In the third quarter of 2014, we settled a compensation dispute with a former Senior Vice President and General Counsel who left the Company in 2009 and recognized an immaterial additional accrual to the amount previously accrued in 2013.

Additionally, we are aware of various disputes and potential claims and are a party in various litigation involving claims against us, some of which are covered by insurance. For claims, disputes and pending litigation in which we believe a negative outcome is probable and a loss can be reasonably estimated, we have recorded a liability for the expected loss. These liabilities are immaterial to our financial condition and results of operations. In addition we have certain claims, disputes and pending litigation regarding which we do not believe a negative outcome is probable or for which we can only estimate a range of liability.
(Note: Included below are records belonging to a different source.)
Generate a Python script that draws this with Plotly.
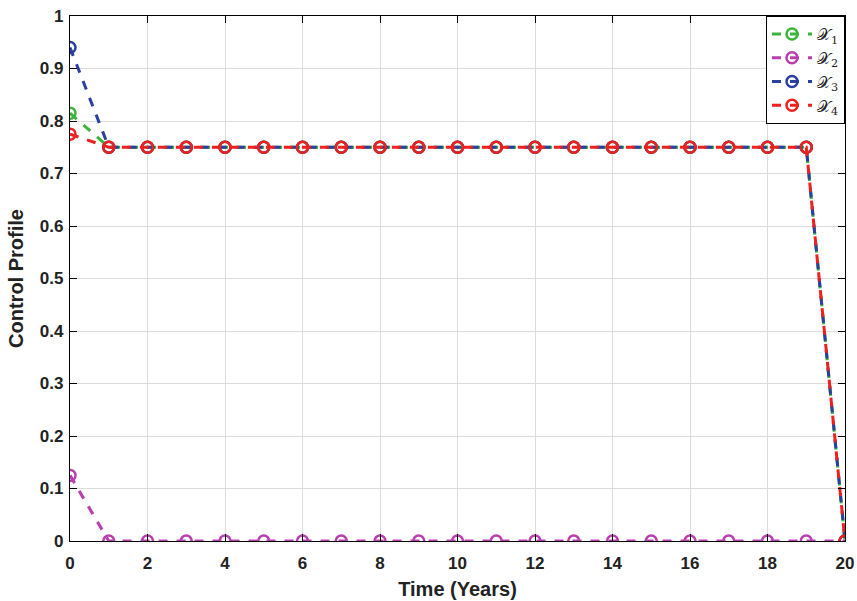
import plotly.graph_objects as go

time = list(range(0, 21))
x1 = [0.815] + [0.75] * 19 + [0.0]
x2 = [0.125] + [0.0] * 20
x3 = [0.94] + [0.75] * 19 + [0.0]
x4 = [0.775] + [0.75] * 19 + [0.0]

series = [
    ("𝒳<sub>1</sub>", x1, "#3cb43c"),
    ("𝒳<sub>2</sub>", x2, "#b83fae"),
    ("𝒳<sub>3</sub>", x3, "#2b3fa0"),
    ("𝒳<sub>4</sub>", x4, "#f0201e"),
]

fig = go.Figure()
for name, ys, col in series:
    fig.add_trace(go.Scatter(
        x=time, y=ys, name=name, mode="lines+markers",
        line=dict(color=col, width=3, dash="dash"),
        marker=dict(symbol="circle-open", size=11, color=col, line=dict(width=2.5, color=col)),
    ))

axis_common = dict(
    showline=True, linecolor="black", linewidth=1.2, mirror="ticks",
    ticks="inside", ticklen=7, tickcolor="black",
    showgrid=True, gridcolor="#dcdcdc", gridwidth=1,
    zeroline=False, automargin=False, ticklabeloverflow="allow",
    tickfont=dict(family="Liberation Sans, Arial", size=17, color="#222", weight="bold"),
)

fig.update_layout(
    width=857, height=601,
    margin=dict(l=70, r=12, t=16, b=60),
    plot_bgcolor="white", paper_bgcolor="white",
    font=dict(family="Liberation Sans, Arial", color="#222"),
    xaxis=dict(range=[0, 20], dtick=2, ticklabelstandoff=6, **axis_common,
               title=dict(text="Time (Years)", font=dict(size=20, weight="bold"), standoff=10)),
    yaxis=dict(range=[0, 1], dtick=0.1, tickformat="~g", ticklabelstandoff=2, **axis_common,
               title=dict(text="Control Profile", font=dict(size=20, weight="bold"), standoff=10)),
    legend=dict(x=1.0, y=1.0, xanchor="right", yanchor="top",
                bgcolor="white", bordercolor="black", borderwidth=1,
                font=dict(family="DejaVu Serif", size=16, color="#222"),
                itemwidth=40, tracegroupgap=0),
    showlegend=True,
)

fig.write_html("out.html", config={"displayModeBar": False},
               post_script="document.body.style.margin='0';document.body.style.overflow='hidden';")
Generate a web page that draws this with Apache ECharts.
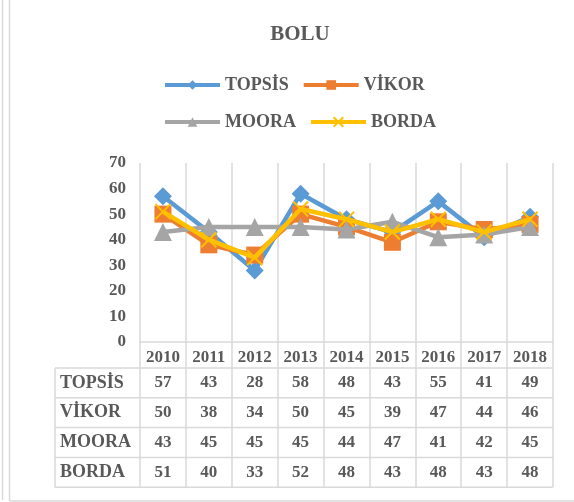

It is possible, however, an unexpected judgment could be rendered against us, or we could decide to resolve a case or cases, that would result in liability that could be uninsured and beyond the amounts we currently have reserved and in some cases those losses could be material. If one or more negative outcomes were to occur relative to these matters, the aggregate impact to our financial condition could be material.